- Born: 19 August 1904 Campobasso, Kingdom of Italy
- Died: 17 May 1980 (aged 75) Livorno, Italy
- Allegiance: Kingdom of Italy
- Branch: Regia Marina
- Rank: Lieutenant colonel, Naval Weapons Corps
- Conflicts: World War II;
- Awards: Order of the Crown of Italy;

= Ugo Tiberio =

Italian engineer, naval officer & university teacher (1904-1980)

Ugo Tiberio (Campobasso, 19 August 1904 – Livorno, 17 May 1980) was an Italian engineer, naval officer and university teacher, best known for his role in the development of the Gufo radar. He was the nephew of naval officer and scientist Vincenzo Tiberio.

== Biography ==

Born in Campobasso in 1904 from Alberto Tiberio and Maria Rachele De Feo, he was directed to a career in the Navy by his maternal uncle Vincenzo de Feo. After graduating in engineering at the University of Naples in 1927, he specialized in electrotechnics at the Higher School of Engineering in Rome in 1932. In 1934-1935 he fulfilled his compulsory military service in the Royal Italian Army, with the rank of second lieutenant in the Engineering Corps, and in July 1935 he was transferred at his own request to the Royal Italian Navy, with the rank of lieutenant in the Naval Weapons Corps. He worked as a researcher in the Higher Institute of Radio Transmissions in Rome until 1936, when he was exonerated from active service. In the same year, together with his colleague Professor Nello Carrara, Tiberio developed a system for the localization of objects at a distance with magnetic waves called the EC1 "radio telemeter", an early form of radar. The commands of the Regia Marina, however, did not realize the importance of this discovery, and Tiberio was forced to relegate his radar studies to a "second job", with scarce funds and few collaborators.
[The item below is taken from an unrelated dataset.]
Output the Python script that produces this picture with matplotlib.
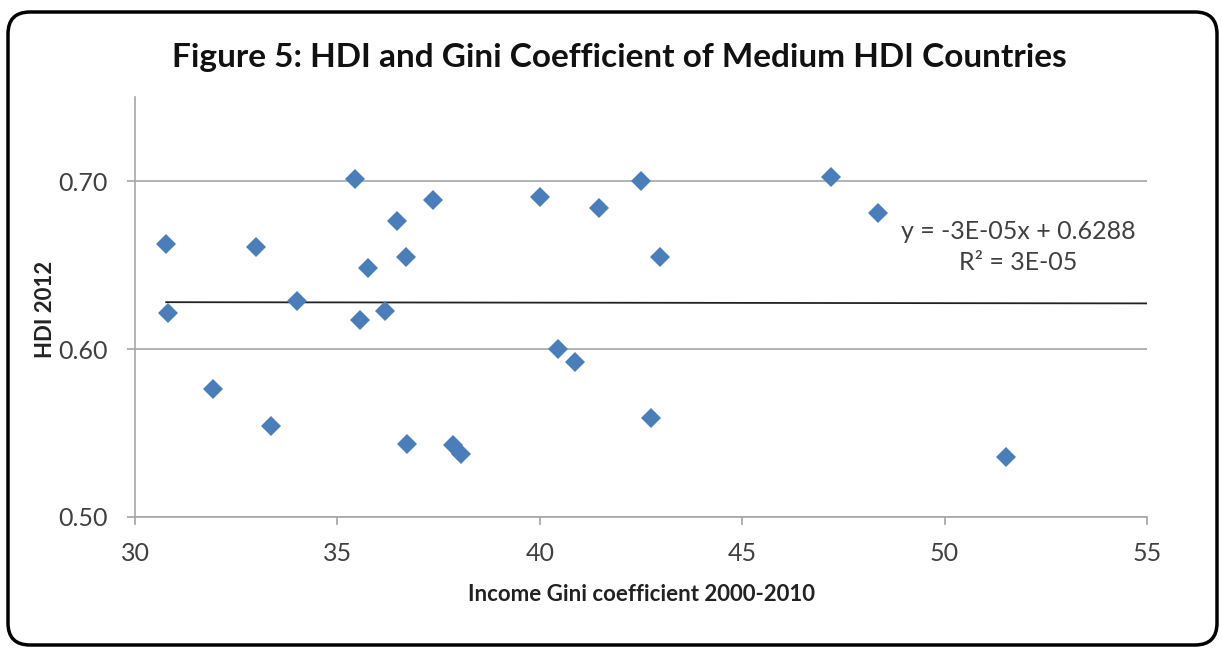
import numpy as np
import matplotlib
matplotlib.use('Agg')
import matplotlib.pyplot as plt
from matplotlib.patches import FancyBboxPatch

#%% Data
gini = [30.77, 30.82, 31.93, 32.99, 33.36, 34.0, 35.43, 35.56, 35.76, 36.18,
        36.47, 36.69, 36.72, 37.36, 37.86, 38.05, 40.0, 40.45, 40.87, 41.46,
        42.5, 42.75, 42.97, 47.19, 48.35, 51.52]
hdi = [0.6625, 0.6214, 0.5762, 0.6607, 0.5542, 0.6286, 0.7012, 0.6173, 0.6482, 0.6226,
       0.6762, 0.6548, 0.5435, 0.6887, 0.5429, 0.5375, 0.6905, 0.6000, 0.5923, 0.6839,
       0.7000, 0.5589, 0.6548, 0.7024, 0.6810, 0.5357]

# trendline as stated on the chart
slope = -3e-05
intercept = 0.6288

x_ticks = [30, 35, 40, 45, 50, 55]
y_ticks = [0.50, 0.60, 0.70]

#%% Plot
plt.rcParams['font.family'] = ['Lato', 'DejaVu Sans']
txt_col = '#404040'
grid_col = '#a6a6a6'

fig = plt.figure(figsize=(12.22, 6.49), dpi=100)
ax = fig.add_axes([0.1105, 0.2034, 0.8281, 0.6471])

ax.yaxis.grid(True, color=grid_col, linewidth=1.2)
ax.set_axisbelow(True)

x_line = np.array([min(gini), 55])
ax.plot(x_line, slope*x_line + intercept, color='#222222', linewidth=1.3, zorder=2)

ax.plot(gini, hdi, linestyle='none', marker='D', markersize=10,
        color='#4a7ebb', markeredgewidth=0, zorder=3)

ax.set_xlim(30, 55)
ax.set_ylim(0.50, 0.75)
ax.set_xticks(x_ticks)
ax.set_yticks(y_ticks)
ax.set_xticklabels([str(v) for v in x_ticks])
ax.set_yticklabels(['%.2f' % v for v in y_ticks])

for side in ['top', 'right']:
    ax.spines[side].set_visible(False)
for side in ['left', 'bottom']:
    ax.spines[side].set_color(grid_col)
    ax.spines[side].set_linewidth(1.2)
ax.tick_params(axis='both', colors=grid_col, length=6, width=1.2,
               labelsize=18, labelcolor=txt_col)
ax.tick_params(axis='x', pad=12)
ax.tick_params(axis='y', pad=14)

ax.set_xlabel('Income Gini coefficient 2000-2010', fontsize=16, fontweight='bold',
              color='#222222', labelpad=14)
ax.set_ylabel('HDI 2012', fontsize=16, fontweight='bold', color='#222222')
ax.yaxis.set_label_coords(-0.078, 0.495)

ax.text(51.83, 0.6700, 'y = -3E-05x + 0.6288', fontsize=18, color=txt_col,
        ha='center', va='center')
ax.text(51.83, 0.6512, 'R² = 3E-05', fontsize=18, color=txt_col,
        ha='center', va='center')

fig.text(0.507, 0.912, 'Figure 5: HDI and Gini Coefficient of Medium HDI Countries',
         fontsize=24, fontweight='bold', color='#111111', ha='center', va='center')

# rounded outer border
border = FancyBboxPatch((0.30, 0.26), 11.65, 5.89,
                        boxstyle='round,pad=0.22,rounding_size=0.22',
                        transform=fig.dpi_scale_trans, fill=False,
                        edgecolor='black', linewidth=2.5)
fig.patches.append(border)

fig.savefig('out.png', dpi=100)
Tiberio was recalled into service in January 1937, following Italy's involvement in the Spanish Civil War, resuming his studies within the Royal Electrotechnical and Communications Institute (Regio Istituto Elettrotecnico e delle Comunicazioni della Marina, RIEC) in Livorno, where he worked until 1943. From 1937 to 1953 he was also a teacher at the Naval Academy of Livorno; in 1938 he was promoted to the rank of captain of the Naval Weapons Corps, and in 1940 he became teacher of electrotechnics at the University of Palermo. He was able to solve the theoretical problem of calculating the intensity of the echo, giving substantial contribution to the development of the radar equation, which he described in an article published in 1939; he proposed and discussed two implementation schemes, one with frequency modulation and one with pulses, proposing to test both while giving preference to the first, on which he based his radar prototype. He also suggested the use of the Doppler effect for locating vehicles; he developed a device based on this principle which he called the radiotachometer, due to the greater accuracy in measuring the speed of objects.

In June 1940, a few days before Italy's entry into the Second World War, Tiberio married Miss Noemi Fontana, who however suddenly died shortly after their wedding; in October 1942 he remarried with Bianca Maria Valentini, who would give him two children (Paolo, born in 1943, and Roberto, born in 1946). Only after the defeat suffered in the nocturnal battle of Cape Matapan, in March 1941, the importance of his work was reevaluated, and he was summoned by the Italian Supreme Command and requested to build a functional radar as soon as possible. Less than a month later, on 20 April 1941, his prototype was tested and was revealed to be able to locate a ship from a distance of 12 kilometres, and an aircraft from 34 kilometres. Tiberio was then promoted to major for exceptional merits; his work led to the realization of two radar models, "Gufo" ("Owl", for naval use) and "Folaga" ("Coot", for coastal surveillance), of which 50 and 150 items, respectively, were ordered from the SAFAR and Marelli companies; only thirteen Gufos and four Folagas, however, were delivered before the Armistice of Cassibile. After the Armistice Tiberio, still serving at the Naval Academy (which had been relocated to Venice following the bombing of Livorno), sailed to Brindisi in Allied-controlled southern Italy along with the rest of the academy personnel and cadets. He was discharged from active service in September 1944.

After the war, Tiberio continued his research work in the field of applied electronics, telecommunications, electromagnetic propagation and bioengineering, publishing numerous essays and writings. In 1955 he was promoted to the rank of lieutenant colonel of the naval reserve in the Naval Weaponry Corps. He taught electrotechnics at the University of Cagliari from 1947, theory of electromagnetic waves at the University of Naples from 1953, and finally radio-frequency engineering at the University of Pisa from 1954 to 1979, when he retired. He died in Livorno in 1980.